The double-nils have been good for ’80s comebacks. The Cure dropped the vastly underrated Bloodflowers and 4:13 Dream. Bruce Springsteen released more awesome albums this decade than he did during the Reagan administration (Working on a Dream is his mulligan). Morrissey’s Years of Refusal might very well be his best solo record. Heck, even Prince, with his gazillions of songs about fucking and/or wanting to fuck, had a flash of relevancy with Musicology and 3121. Throw in the scads of ’80s revivalists making money nowadays, and it’s clear that fellow ’80s leftovers Depeche Mode were due for a comeback record. And while some jumped the gun in declaring 2005’s Playing the Angel to be that record (c’mon, it wasn’t), the truth, however subjective, is that 2009’s Sounds of the Universe is the freshest Depeche a la Mode in almost 20 years.

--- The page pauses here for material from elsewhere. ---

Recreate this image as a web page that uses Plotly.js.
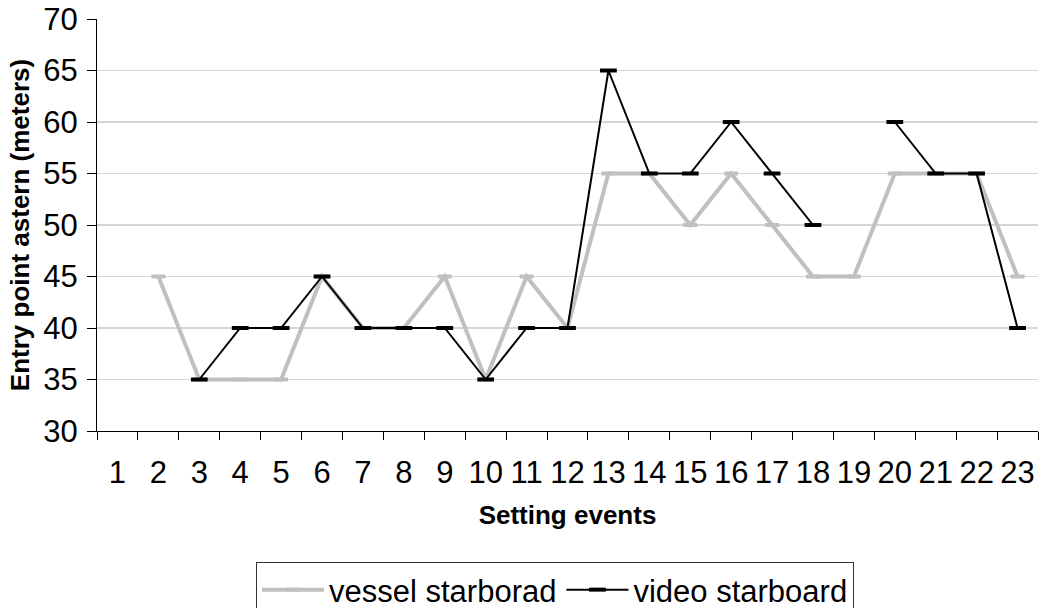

Or 19, given that Violator came out in 1990. Since then, the Mode has been more or less artistically bankrupt, trying bad ideas that ranged from live band instrumentation (Songs of Faith and Devotion, which sucks) to giving their albums extreme titles that contrast with the boring music contained within (Ultra, Exciter, which blow). The band’s most recent output has aimed for a back-to-basics approach. Of course, ’80s artificiality is “the thing” right now for pop music, which also means that Sounds of the Universe sounds kinda modern.
Let’s get the criticisms out of the way. Sounds of the Universe’s beats don’t experiment quite like on Some Great Reward. None of the songs touch on eroticism like “Master and Servant,” although “Jezebel” gives it a go. Neither controversial nor thought-provoking, it’s a ham-fisted deep cut about a sexually liberated girl who dresses somewhat revealingly. In a world of sexting and online child pornography, “Jezebel” doesn’t shock or amaze. And the arrangement is boring.
But these shortcomings only matter to the diehards, and even then they’ll probably just be glad to have a solid Depeche Mode record in their hands. Sounds of the Universe is cool and catchy. Tunes like “In Chains,” “Come Back,” and single “Wrong” have a spacey elegance to them that recalls the better moments of Music for the Masses or Violator, even if they don’t supplant them. This record is a safe bet in every sense of the phrase. It’s a moderate artistic statement from the band, and it’s a decent purchase for fans of new and old synthpop. While the album doesn’t need to be an hour-long, some editing on one’s digital music player will cut Sounds of the Universe down to a more pleasing 45-50 minutes or so.